* [INSTRUCTIONS TO FOLLOW] Take the lines from the beginning of the material through the line containing "od = [0.049, 0.097, 0.19, 0.375, 0.72, 1.45, 2.62]" and retype them exactly, leaving the pictures out.

** Start of GIVEN RECORDS **

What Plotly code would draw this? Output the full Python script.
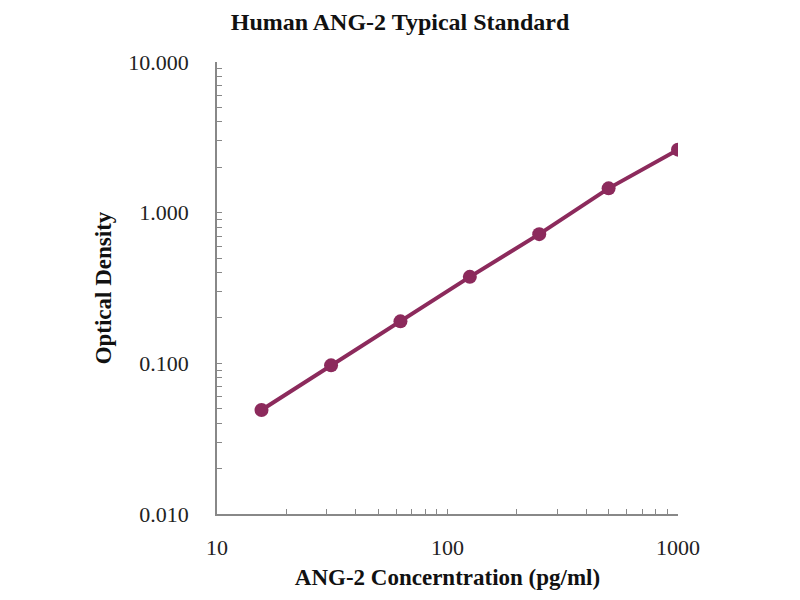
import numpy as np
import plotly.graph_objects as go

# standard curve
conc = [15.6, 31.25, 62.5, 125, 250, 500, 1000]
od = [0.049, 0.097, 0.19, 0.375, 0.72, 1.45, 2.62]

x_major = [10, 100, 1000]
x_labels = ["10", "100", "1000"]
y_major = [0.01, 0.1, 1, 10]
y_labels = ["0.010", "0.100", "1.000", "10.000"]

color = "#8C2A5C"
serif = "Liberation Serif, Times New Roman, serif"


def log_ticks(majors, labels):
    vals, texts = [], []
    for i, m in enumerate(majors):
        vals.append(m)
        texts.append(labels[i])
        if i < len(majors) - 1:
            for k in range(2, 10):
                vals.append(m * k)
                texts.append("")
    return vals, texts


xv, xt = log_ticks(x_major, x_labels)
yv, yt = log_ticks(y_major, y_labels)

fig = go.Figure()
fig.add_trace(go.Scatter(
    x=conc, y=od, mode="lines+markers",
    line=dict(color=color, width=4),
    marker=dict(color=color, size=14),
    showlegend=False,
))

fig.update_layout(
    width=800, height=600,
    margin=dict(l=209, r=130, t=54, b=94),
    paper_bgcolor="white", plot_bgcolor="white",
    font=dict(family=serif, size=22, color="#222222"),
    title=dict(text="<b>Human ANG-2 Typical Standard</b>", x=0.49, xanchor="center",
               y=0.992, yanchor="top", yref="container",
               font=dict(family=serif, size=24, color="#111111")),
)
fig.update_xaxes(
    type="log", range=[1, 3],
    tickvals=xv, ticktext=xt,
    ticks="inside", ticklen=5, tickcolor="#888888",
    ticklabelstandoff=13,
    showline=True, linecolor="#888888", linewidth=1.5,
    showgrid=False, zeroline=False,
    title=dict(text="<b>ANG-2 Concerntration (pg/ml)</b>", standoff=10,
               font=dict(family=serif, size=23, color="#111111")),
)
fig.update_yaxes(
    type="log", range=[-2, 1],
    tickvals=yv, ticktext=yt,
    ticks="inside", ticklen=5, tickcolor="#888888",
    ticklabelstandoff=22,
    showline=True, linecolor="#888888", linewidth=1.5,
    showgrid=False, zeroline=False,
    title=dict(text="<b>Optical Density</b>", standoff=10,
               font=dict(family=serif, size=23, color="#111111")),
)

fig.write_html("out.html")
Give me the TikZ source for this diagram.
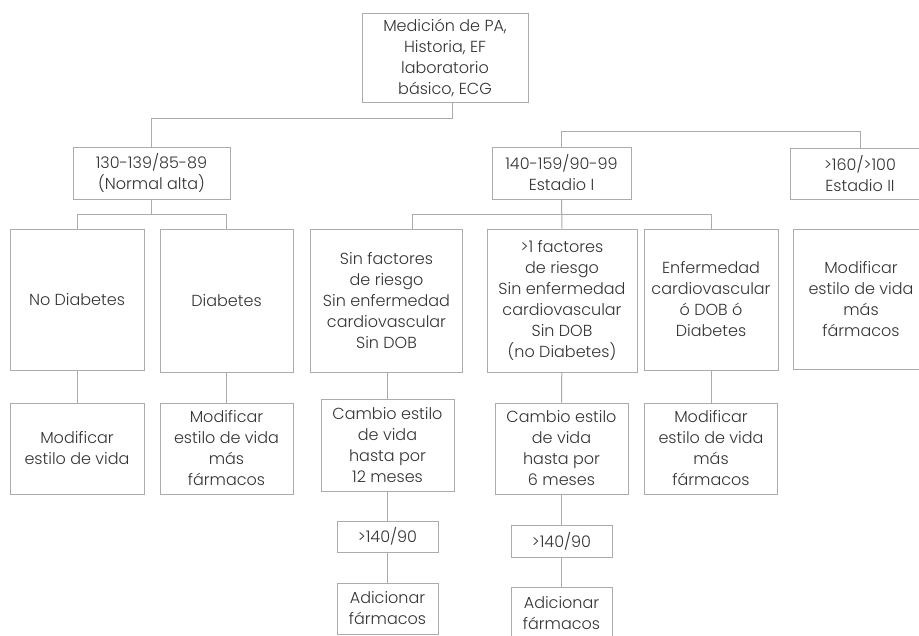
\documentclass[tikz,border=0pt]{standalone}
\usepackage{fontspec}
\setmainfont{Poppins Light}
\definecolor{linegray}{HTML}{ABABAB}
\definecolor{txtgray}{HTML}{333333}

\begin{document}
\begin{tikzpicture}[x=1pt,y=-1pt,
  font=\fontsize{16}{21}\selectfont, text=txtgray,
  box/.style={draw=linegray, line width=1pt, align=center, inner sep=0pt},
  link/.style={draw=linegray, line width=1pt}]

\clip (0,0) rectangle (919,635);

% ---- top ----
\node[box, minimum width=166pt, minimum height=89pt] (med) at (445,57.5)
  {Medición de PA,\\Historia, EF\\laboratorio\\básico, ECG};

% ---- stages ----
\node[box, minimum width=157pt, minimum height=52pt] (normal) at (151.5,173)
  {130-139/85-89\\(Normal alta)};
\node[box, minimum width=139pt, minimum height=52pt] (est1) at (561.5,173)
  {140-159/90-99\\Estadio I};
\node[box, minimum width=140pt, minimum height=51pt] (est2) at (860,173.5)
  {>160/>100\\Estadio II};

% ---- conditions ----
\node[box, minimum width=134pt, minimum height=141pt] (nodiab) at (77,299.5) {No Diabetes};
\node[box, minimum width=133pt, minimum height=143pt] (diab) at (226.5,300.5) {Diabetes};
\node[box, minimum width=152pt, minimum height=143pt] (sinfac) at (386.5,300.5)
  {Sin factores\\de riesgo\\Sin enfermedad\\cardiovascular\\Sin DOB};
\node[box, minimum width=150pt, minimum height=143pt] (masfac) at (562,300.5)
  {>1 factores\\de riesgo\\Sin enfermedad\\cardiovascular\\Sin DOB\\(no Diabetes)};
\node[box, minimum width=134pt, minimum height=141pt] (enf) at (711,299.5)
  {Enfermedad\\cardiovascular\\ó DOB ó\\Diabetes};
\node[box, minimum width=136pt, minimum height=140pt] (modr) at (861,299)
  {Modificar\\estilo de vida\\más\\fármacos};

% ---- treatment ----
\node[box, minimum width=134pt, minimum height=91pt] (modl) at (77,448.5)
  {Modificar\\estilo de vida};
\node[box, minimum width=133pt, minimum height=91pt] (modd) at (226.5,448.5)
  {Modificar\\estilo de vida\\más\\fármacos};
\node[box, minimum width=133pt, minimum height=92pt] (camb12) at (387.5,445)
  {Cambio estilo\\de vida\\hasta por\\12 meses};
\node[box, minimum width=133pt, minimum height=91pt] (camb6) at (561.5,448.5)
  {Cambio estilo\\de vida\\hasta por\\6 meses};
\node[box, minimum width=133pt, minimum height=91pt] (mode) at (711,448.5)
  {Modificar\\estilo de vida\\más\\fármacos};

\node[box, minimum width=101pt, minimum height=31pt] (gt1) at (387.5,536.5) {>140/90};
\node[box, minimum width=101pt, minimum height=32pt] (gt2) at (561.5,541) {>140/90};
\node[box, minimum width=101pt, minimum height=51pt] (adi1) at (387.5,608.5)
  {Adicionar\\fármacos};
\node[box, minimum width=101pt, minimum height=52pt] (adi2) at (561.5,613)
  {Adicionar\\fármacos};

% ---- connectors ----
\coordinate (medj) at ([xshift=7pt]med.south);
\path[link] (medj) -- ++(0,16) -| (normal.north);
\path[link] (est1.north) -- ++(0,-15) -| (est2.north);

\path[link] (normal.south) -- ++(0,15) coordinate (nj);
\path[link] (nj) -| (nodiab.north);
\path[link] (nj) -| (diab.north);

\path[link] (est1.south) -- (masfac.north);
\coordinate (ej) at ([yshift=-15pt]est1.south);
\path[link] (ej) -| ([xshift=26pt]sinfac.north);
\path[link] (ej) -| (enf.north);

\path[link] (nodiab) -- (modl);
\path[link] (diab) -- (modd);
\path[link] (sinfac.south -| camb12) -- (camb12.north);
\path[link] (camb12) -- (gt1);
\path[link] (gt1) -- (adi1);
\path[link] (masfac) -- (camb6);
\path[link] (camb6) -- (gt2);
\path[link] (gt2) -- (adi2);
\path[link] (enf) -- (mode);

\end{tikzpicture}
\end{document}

** End of GIVEN RECORDS **

* [EXPECTED ANSWER]
What Plotly code would draw this? Output the full Python script.
import numpy as np
import plotly.graph_objects as go

# standard curve
conc = [15.6, 31.25, 62.5, 125, 250, 500, 1000]
od = [0.049, 0.097, 0.19, 0.375, 0.72, 1.45, 2.62]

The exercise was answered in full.